[Start Recorded information]
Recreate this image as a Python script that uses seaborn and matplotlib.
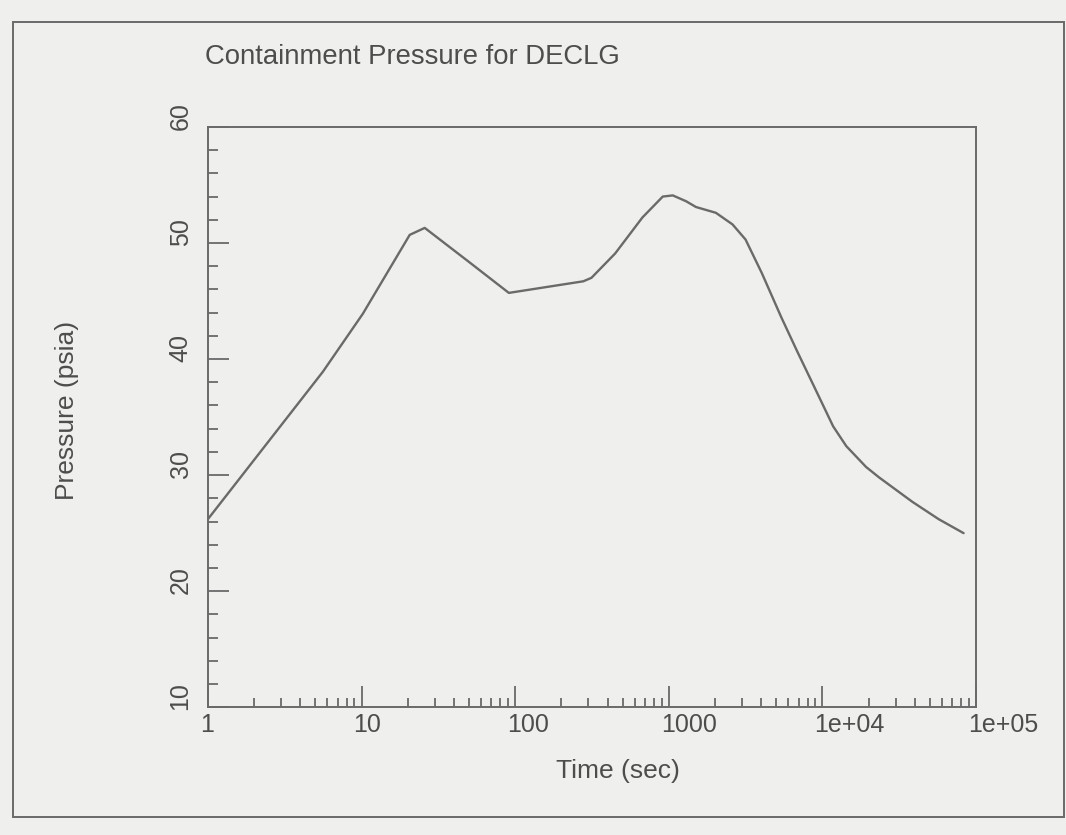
import matplotlib
matplotlib.use("Agg")
import matplotlib.pyplot as plt
import matplotlib.ticker as mticker
from matplotlib.patches import Rectangle
from matplotlib.transforms import ScaledTranslation
import numpy as np
import seaborn as sns

# values
time_s = [1, 5.6, 10.2, 20.6, 25.8, 49.7, 91, 278, 314, 448, 674, 914, 1062,
          1295, 1503, 2027, 2600, 3160, 4036, 5400, 6890, 8780, 11750, 14300,
          19250, 23400, 38500, 57200, 83000]
pressure_psia = [26.2, 38.9, 43.9, 50.7, 51.3, 48.4, 45.7, 46.7, 47.0, 49.1,
                 52.2, 54.0, 54.1, 53.6, 53.1, 52.6, 51.6, 50.3, 47.4, 43.6,
                 40.6, 37.7, 34.2, 32.5, 30.7, 29.8, 27.7, 26.2, 25.0]

x_ticks = [1, 10, 100, 1000, 1e4, 1e5]
x_tick_labels = ["1", "10", "100", "1000", "1e+04", "1e+05"]
y_ticks = [10, 20, 30, 40, 50, 60]

paper = "#efefed"
ink = "#4d4d4d"
line_c = "#6a6a6a"

sns.set_theme(style="white")
plt.rcParams["font.family"] = ["Liberation Sans", "DejaVu Sans"]
plt.rcParams["text.color"] = ink
plt.rcParams["axes.labelcolor"] = ink
plt.rcParams["xtick.color"] = ink
plt.rcParams["ytick.color"] = ink

fig = plt.figure(figsize=(10.66, 8.35), dpi=100, facecolor=paper)
ax = fig.add_axes([0.195, 0.153, 0.7206, 0.695])
ax.set_facecolor(paper)

sns.lineplot(x=time_s, y=pressure_psia, ax=ax, color=line_c, linewidth=1.7)

ax.set_xscale("log")
ax.set_xlim(1, 1e5)
ax.set_ylim(10, 60)

for side in ax.spines.values():
    side.set_color(line_c)
    side.set_linewidth(1.4)

ax.set_xticks(x_ticks, x_tick_labels)
ax.xaxis.set_minor_locator(mticker.LogLocator(base=10, subs=np.arange(2, 10), numticks=20))
ax.xaxis.set_minor_formatter(mticker.NullFormatter())
ax.set_yticks(y_ticks)
ax.yaxis.set_minor_locator(mticker.MultipleLocator(2))

ax.tick_params(which="both", direction="in", colors=line_c, labelcolor=ink,
               bottom=True, left=True, top=False, right=False, width=1.3)
ax.tick_params(axis="x", which="major", length=15, pad=4, labelsize=18)
ax.tick_params(axis="x", which="minor", length=6.5)
ax.tick_params(axis="y", which="major", length=15, pad=11, labelsize=18)
ax.tick_params(axis="y", which="minor", length=7)

shift_x = ScaledTranslation(-0.08, 0, fig.dpi_scale_trans)
shift_y = ScaledTranslation(0, -0.03, fig.dpi_scale_trans)
for lab in ax.get_xticklabels():
    lab.set_ha("left")
    lab.set_transform(lab.get_transform() + shift_x)
for lab in ax.get_yticklabels():
    lab.set_rotation(90)
    lab.set_va("bottom")
    lab.set_transform(lab.get_transform() + shift_y)

ax.set_xlabel("Time (sec)", fontsize=19, va="center")
ax.xaxis.set_label_coords(0.534, -0.109)
ax.set_ylabel("Pressure (psia)", fontsize=19, va="center")
ax.yaxis.set_label_coords(-0.184, 0.512)

fig.text(205 / 1066, 1 - 57 / 835, "Containment Pressure for DECLG",
         fontsize=19.8, ha="left", va="center", color=ink)

# page frame around the figure
fig.add_artist(Rectangle((13 / 1066, 1 - 817 / 835), 1051 / 1066, 795 / 835,
                         transform=fig.transFigure, fill=False,
                         edgecolor=line_c, linewidth=1.4))

fig.savefig("out.png", dpi=100, facecolor=paper)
[End Recorded information]
*Exercise directions*
Repeat, exactly and in full, each line from the start of the data to the line that contains "import seaborn as sns". Pictures do not go in.

*Correct answer*
Recreate this image as a Python script that uses seaborn and matplotlib.
import matplotlib
matplotlib.use("Agg")
import matplotlib.pyplot as plt
import matplotlib.ticker as mticker
from matplotlib.patches import Rectangle
from matplotlib.transforms import ScaledTranslation
import numpy as np
import seaborn as sns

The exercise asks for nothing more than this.